= Task requirements =
What lies from the line containing "Generate a Python" through the line containing "color=GRID_COLOR, linewidth=1.4, zorder=0)"? Print exactly those lines, with both ends, and no others.

----- Material -----

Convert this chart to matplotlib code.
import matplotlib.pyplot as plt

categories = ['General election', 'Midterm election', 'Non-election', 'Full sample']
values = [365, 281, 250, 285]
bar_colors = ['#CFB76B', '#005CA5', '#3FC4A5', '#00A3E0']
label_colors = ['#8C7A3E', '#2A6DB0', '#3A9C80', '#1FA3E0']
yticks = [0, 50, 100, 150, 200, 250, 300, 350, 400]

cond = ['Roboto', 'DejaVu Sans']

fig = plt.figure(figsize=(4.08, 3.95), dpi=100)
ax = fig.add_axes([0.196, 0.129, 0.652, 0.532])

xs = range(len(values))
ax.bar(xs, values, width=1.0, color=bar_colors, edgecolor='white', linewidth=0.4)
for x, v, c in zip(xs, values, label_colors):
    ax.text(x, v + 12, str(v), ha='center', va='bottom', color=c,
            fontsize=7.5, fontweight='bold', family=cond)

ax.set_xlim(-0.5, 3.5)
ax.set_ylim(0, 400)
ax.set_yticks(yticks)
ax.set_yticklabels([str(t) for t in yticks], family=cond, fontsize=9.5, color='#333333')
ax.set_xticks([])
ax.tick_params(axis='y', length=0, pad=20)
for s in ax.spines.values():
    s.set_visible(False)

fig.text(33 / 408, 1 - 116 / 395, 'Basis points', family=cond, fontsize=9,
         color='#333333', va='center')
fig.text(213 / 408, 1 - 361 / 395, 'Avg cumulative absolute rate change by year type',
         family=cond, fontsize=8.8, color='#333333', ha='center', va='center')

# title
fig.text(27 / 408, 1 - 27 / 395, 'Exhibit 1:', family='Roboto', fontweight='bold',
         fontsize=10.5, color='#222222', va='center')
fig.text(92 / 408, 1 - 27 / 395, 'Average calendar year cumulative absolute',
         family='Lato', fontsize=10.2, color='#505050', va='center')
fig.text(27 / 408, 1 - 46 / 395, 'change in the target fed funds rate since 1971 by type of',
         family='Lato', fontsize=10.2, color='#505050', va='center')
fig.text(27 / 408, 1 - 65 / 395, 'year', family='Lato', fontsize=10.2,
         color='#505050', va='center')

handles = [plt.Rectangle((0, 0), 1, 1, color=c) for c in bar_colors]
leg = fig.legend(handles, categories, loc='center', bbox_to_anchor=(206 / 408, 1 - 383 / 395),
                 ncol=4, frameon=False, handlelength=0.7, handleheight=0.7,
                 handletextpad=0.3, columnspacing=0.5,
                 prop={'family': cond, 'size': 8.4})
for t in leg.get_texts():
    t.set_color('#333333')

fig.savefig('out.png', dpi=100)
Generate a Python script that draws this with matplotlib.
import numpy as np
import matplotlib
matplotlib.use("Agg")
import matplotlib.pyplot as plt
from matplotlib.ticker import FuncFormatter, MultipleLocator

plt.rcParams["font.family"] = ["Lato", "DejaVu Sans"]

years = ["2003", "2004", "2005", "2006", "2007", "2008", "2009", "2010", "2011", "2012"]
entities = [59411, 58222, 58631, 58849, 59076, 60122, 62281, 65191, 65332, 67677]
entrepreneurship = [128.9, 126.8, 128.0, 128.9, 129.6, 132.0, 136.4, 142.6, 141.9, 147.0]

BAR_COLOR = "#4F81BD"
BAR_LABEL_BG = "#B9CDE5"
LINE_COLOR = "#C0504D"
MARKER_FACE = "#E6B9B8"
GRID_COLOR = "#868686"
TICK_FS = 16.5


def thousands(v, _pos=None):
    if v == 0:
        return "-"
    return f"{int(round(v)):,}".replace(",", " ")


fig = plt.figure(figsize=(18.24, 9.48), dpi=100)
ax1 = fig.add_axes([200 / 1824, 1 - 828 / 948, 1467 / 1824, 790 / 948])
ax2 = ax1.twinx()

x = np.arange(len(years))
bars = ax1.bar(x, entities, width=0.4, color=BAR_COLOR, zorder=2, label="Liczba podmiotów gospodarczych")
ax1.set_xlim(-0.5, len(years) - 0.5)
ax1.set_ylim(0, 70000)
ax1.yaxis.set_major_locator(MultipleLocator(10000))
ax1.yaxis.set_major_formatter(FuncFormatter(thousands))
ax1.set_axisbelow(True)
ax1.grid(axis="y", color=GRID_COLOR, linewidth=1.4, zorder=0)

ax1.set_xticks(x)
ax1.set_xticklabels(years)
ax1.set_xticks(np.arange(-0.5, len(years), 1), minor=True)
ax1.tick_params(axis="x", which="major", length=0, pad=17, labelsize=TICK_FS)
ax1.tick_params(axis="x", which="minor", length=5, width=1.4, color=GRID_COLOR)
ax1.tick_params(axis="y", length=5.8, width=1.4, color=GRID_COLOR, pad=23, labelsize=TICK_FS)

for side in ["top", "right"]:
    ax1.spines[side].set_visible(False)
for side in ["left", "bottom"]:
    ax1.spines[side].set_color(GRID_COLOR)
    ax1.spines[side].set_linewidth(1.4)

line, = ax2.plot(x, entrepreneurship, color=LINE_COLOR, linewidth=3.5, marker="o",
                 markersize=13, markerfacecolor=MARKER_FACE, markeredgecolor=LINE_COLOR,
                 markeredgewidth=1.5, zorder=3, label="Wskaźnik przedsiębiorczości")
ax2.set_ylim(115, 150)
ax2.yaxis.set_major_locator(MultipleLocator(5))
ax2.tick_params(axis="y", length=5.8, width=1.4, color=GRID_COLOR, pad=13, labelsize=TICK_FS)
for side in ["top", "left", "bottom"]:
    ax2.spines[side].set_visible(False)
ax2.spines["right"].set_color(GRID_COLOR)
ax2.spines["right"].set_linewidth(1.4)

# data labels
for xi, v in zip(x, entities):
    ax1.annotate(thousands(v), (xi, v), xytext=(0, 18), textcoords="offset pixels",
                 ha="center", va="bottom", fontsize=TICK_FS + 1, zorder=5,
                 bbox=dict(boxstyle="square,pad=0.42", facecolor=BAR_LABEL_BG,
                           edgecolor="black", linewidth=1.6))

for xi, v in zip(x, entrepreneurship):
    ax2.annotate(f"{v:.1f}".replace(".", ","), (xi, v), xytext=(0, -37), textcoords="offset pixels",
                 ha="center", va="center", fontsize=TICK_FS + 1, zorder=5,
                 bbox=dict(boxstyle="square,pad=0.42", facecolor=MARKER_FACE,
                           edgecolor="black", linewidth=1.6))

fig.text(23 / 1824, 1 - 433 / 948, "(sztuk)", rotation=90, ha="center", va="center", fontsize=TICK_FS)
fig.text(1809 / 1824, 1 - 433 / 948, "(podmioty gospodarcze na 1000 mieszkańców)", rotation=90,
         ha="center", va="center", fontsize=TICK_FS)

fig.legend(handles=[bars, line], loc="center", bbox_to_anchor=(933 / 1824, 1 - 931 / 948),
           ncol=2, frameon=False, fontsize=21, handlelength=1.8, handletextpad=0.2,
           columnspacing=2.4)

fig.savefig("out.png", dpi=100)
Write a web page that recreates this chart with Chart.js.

-----

= Task response =
Generate a Python script that draws this with matplotlib.
import numpy as np
import matplotlib
matplotlib.use("Agg")
import matplotlib.pyplot as plt
from matplotlib.ticker import FuncFormatter, MultipleLocator

plt.rcParams["font.family"] = ["Lato", "DejaVu Sans"]

years = ["2003", "2004", "2005", "2006", "2007", "2008", "2009", "2010", "2011", "2012"]
entities = [59411, 58222, 58631, 58849, 59076, 60122, 62281, 65191, 65332, 67677]
entrepreneurship = [128.9, 126.8, 128.0, 128.9, 129.6, 132.0, 136.4, 142.6, 141.9, 147.0]

BAR_COLOR = "#4F81BD"
BAR_LABEL_BG = "#B9CDE5"
LINE_COLOR = "#C0504D"
MARKER_FACE = "#E6B9B8"
GRID_COLOR = "#868686"
TICK_FS = 16.5


def thousands(v, _pos=None):
    if v == 0:
        return "-"
    return f"{int(round(v)):,}".replace(",", " ")


fig = plt.figure(figsize=(18.24, 9.48), dpi=100)
ax1 = fig.add_axes([200 / 1824, 1 - 828 / 948, 1467 / 1824, 790 / 948])
ax2 = ax1.twinx()

x = np.arange(len(years))
bars = ax1.bar(x, entities, width=0.4, color=BAR_COLOR, zorder=2, label="Liczba podmiotów gospodarczych")
ax1.set_xlim(-0.5, len(years) - 0.5)
ax1.set_ylim(0, 70000)
ax1.yaxis.set_major_locator(MultipleLocator(10000))
ax1.yaxis.set_major_formatter(FuncFormatter(thousands))
ax1.set_axisbelow(True)
ax1.grid(axis="y", color=GRID_COLOR, linewidth=1.4, zorder=0)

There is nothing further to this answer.